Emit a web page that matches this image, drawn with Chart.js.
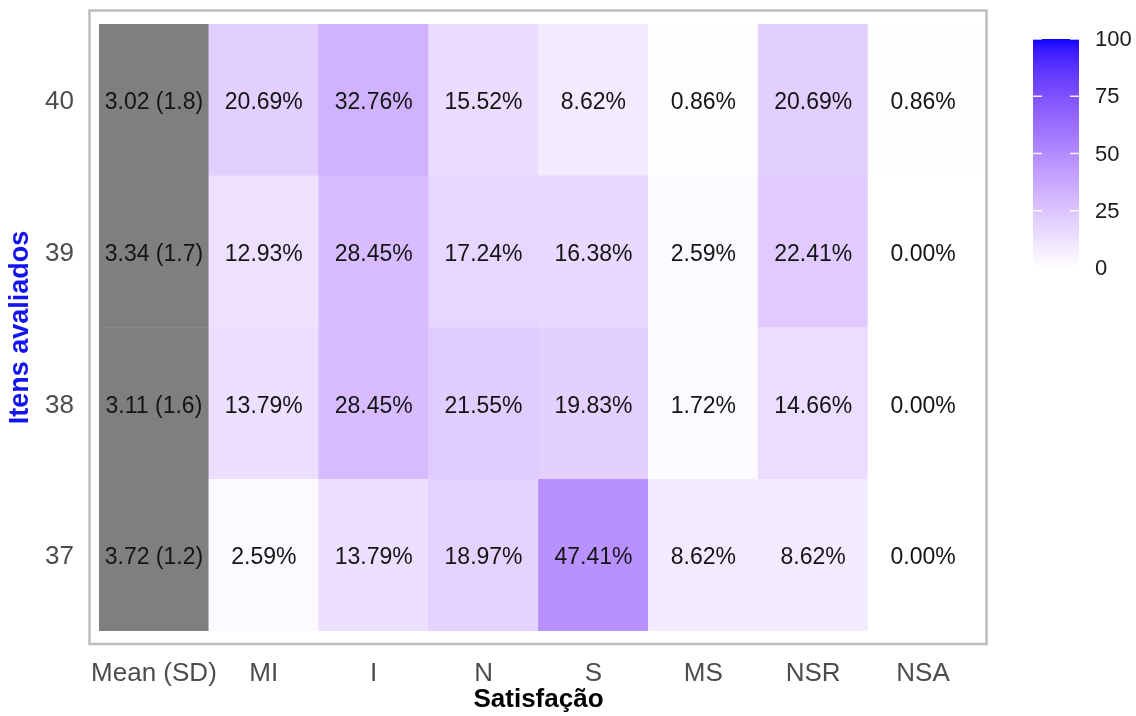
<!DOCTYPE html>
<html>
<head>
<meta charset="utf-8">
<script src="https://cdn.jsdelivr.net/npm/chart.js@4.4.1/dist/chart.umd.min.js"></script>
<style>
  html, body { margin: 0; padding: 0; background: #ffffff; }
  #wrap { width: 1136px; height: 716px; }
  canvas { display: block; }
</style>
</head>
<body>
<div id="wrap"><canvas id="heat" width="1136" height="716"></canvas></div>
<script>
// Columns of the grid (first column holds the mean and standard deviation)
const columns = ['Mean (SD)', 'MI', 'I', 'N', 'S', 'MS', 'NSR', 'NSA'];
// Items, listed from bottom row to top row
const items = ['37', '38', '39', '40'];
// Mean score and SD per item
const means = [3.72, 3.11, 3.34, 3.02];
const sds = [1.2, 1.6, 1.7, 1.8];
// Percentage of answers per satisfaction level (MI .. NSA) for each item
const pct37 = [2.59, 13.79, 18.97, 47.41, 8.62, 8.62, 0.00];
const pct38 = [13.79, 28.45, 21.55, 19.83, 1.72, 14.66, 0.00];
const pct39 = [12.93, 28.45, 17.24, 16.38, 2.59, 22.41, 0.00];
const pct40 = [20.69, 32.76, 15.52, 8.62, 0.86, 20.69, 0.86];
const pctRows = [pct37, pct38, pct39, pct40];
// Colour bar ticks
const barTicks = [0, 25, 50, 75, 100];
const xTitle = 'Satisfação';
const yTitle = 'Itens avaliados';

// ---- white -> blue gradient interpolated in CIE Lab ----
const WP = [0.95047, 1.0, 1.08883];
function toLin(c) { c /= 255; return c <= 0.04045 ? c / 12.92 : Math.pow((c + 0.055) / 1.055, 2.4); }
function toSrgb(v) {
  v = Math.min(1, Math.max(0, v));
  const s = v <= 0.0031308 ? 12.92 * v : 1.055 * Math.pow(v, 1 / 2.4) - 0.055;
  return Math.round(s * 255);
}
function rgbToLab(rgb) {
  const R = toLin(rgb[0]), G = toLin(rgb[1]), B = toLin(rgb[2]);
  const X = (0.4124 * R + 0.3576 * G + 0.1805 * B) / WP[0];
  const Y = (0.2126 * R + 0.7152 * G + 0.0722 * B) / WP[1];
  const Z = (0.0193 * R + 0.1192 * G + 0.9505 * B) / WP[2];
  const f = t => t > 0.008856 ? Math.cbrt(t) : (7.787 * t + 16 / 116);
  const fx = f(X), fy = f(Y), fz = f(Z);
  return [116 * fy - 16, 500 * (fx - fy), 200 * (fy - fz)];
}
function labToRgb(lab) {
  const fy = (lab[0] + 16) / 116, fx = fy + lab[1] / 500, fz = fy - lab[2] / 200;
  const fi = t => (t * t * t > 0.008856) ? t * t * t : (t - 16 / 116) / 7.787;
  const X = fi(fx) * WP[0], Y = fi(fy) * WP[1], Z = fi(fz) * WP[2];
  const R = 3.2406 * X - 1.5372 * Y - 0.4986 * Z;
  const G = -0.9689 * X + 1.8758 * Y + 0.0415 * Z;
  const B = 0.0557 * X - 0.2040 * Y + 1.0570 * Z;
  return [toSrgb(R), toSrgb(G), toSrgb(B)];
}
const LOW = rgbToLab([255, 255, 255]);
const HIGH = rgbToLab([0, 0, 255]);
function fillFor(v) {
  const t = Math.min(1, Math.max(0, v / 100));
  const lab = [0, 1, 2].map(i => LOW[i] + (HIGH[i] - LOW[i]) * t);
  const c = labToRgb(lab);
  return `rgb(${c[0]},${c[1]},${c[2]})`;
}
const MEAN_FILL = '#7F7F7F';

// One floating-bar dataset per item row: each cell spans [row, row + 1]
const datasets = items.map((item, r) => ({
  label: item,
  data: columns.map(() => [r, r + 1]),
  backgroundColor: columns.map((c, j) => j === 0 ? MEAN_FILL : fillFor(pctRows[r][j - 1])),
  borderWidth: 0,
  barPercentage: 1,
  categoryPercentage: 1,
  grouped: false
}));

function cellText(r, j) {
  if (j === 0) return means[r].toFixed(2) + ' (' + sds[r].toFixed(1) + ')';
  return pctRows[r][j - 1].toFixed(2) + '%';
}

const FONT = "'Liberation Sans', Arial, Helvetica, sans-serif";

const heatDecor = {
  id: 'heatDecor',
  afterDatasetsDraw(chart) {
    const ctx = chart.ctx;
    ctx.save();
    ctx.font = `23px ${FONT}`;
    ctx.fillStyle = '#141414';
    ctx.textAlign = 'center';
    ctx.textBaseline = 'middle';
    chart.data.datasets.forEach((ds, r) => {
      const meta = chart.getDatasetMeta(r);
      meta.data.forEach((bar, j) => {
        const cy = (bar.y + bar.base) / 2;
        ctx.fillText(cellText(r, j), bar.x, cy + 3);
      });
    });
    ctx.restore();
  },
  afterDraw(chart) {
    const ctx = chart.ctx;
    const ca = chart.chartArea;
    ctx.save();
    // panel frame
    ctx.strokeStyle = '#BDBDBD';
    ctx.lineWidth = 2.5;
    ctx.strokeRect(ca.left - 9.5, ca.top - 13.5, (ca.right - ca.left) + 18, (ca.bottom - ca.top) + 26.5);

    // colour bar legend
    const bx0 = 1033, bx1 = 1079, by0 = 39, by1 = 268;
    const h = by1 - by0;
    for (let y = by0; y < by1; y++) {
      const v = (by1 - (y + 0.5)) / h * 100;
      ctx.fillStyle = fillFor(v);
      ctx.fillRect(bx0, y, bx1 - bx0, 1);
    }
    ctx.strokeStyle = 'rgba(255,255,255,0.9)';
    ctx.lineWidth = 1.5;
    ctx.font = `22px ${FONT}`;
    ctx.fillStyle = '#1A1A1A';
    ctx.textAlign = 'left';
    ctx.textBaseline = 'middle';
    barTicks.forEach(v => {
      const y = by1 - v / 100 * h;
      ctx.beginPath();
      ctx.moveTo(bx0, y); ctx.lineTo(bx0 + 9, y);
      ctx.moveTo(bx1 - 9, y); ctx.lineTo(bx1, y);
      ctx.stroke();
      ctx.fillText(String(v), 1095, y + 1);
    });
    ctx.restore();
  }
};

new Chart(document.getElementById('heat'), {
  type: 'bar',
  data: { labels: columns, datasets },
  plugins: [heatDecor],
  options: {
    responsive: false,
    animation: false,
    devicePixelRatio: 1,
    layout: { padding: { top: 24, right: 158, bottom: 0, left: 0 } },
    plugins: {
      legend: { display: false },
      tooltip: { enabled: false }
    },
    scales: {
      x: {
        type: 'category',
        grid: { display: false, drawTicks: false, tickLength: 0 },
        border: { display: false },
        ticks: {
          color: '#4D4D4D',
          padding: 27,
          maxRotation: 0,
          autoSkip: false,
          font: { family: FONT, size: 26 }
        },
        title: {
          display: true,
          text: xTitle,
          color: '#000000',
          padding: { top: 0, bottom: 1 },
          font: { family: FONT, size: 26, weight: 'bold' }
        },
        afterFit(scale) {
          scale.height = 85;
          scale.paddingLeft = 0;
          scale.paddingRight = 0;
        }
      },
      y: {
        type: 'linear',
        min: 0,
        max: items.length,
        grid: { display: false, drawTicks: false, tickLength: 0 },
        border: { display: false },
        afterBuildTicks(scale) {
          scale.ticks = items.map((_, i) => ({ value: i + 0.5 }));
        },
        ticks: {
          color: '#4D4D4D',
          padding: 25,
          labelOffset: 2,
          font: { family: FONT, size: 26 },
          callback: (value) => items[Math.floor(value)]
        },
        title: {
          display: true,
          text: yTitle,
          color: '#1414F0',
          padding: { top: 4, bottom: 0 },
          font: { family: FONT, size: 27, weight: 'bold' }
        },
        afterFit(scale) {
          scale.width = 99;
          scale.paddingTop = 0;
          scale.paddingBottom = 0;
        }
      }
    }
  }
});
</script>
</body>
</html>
◆ ◆ ◆ ◆
_GIVEN TASK_
Without the pictures, please reproduce each line of the listing above exactly, from the first one through the line bearing "const yTitle = 'Itens avaliados';".

_EXERCISE OUTPUT_
Emit a web page that matches this image, drawn with Chart.js.
<!DOCTYPE html>
<html>
<head>
<meta charset="utf-8">
<script src="https://cdn.jsdelivr.net/npm/chart.js@4.4.1/dist/chart.umd.min.js"></script>
<style>
  html, body { margin: 0; padding: 0; background: #ffffff; }
  #wrap { width: 1136px; height: 716px; }
  canvas { display: block; }
</style>
</head>
<body>
<div id="wrap"><canvas id="heat" width="1136" height="716"></canvas></div>
<script>
// Columns of the grid (first column holds the mean and standard deviation)
const columns = ['Mean (SD)', 'MI', 'I', 'N', 'S', 'MS', 'NSR', 'NSA'];
// Items, listed from bottom row to top row
const items = ['37', '38', '39', '40'];
// Mean score and SD per item
const means = [3.72, 3.11, 3.34, 3.02];
const sds = [1.2, 1.6, 1.7, 1.8];
// Percentage of answers per satisfaction level (MI .. NSA) for each item
const pct37 = [2.59, 13.79, 18.97, 47.41, 8.62, 8.62, 0.00];
const pct38 = [13.79, 28.45, 21.55, 19.83, 1.72, 14.66, 0.00];
const pct39 = [12.93, 28.45, 17.24, 16.38, 2.59, 22.41, 0.00];
const pct40 = [20.69, 32.76, 15.52, 8.62, 0.86, 20.69, 0.86];
const pctRows = [pct37, pct38, pct39, pct40];
// Colour bar ticks
const barTicks = [0, 25, 50, 75, 100];
const xTitle = 'Satisfação';
const yTitle = 'Itens avaliados';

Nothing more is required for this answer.